In this blog, we will explore how combinatorics intersects with probability, focusing on different counting methods and how they apply to various scenarios. Topics such as ordered and unordered arrangements, counting with and without replacement, and practical solved problems will be discussed in detail to ensure a clear understanding of these concepts.


1. Introduction to Combinatorics

Combinatorics is the mathematical study of counting, arrangements, and combinations. It plays a key role in probability theory because the probability of an event often depends on how many ways that event can occur. For example, if you’re rolling a pair of dice, combinatorics helps calculate the number of ways you can get a sum of 7.

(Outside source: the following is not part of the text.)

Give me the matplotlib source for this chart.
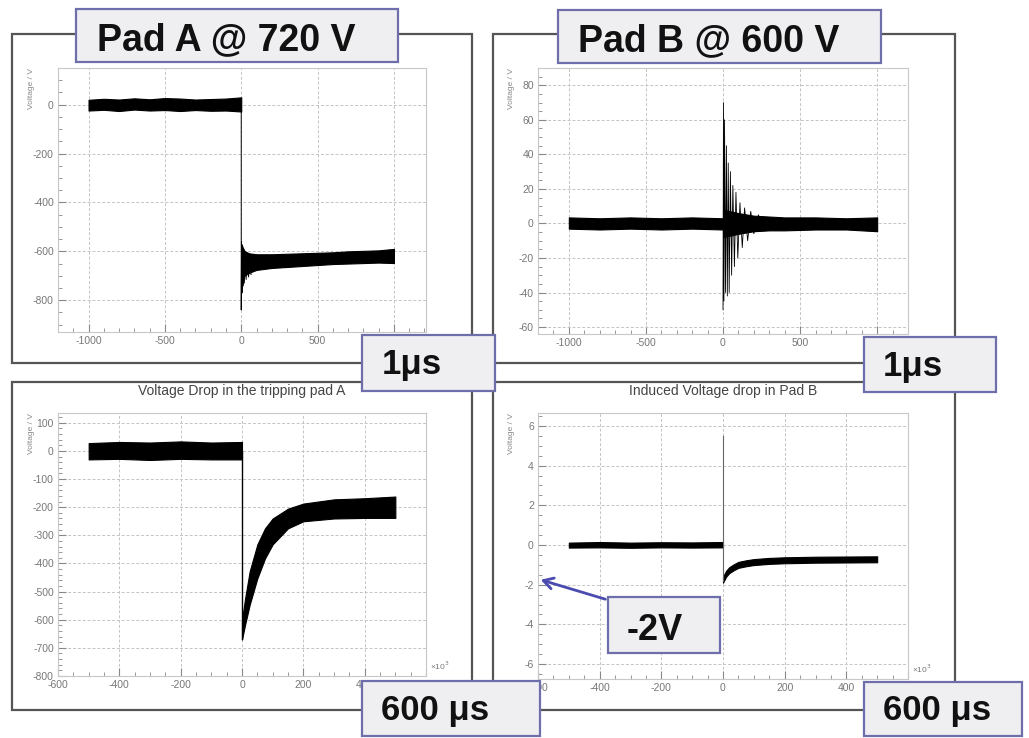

Combinatorics is critical in fields like computer science, game theory, cryptography, and everyday decision-making. The main tools used in combinatorics are permutations and combinations, which determine how we arrange or choose items from a set. We will explore different scenarios where these methods are applicable.


1.1 Ordered with Replacement

In this case, the order of items matters, and you can select the same item more than once. This method is often used when determining the number of ways to choose elements from a set when repetition is allowed.

Formula: For n distinct elements and choosing r elements with replacement, the total number of arrangements is:

$$ n^r $$

Example: If you want to create a password of 4 digits where each digit can be chosen from 0-9, and digits can be repeated, the total number of possible passwords is:

$$ 10^4 = 10,000 $$

This example is “ordered with replacement” because the order matters (the password “1234” is different from “4321”) and repetition (replacement) is allowed.


1.2 Ordered without Replacement

In this scenario, the order matters, but once an element is selected, it cannot be chosen again. This is typically used when assigning ranks or determining winners in competitions where no one can take more than one position.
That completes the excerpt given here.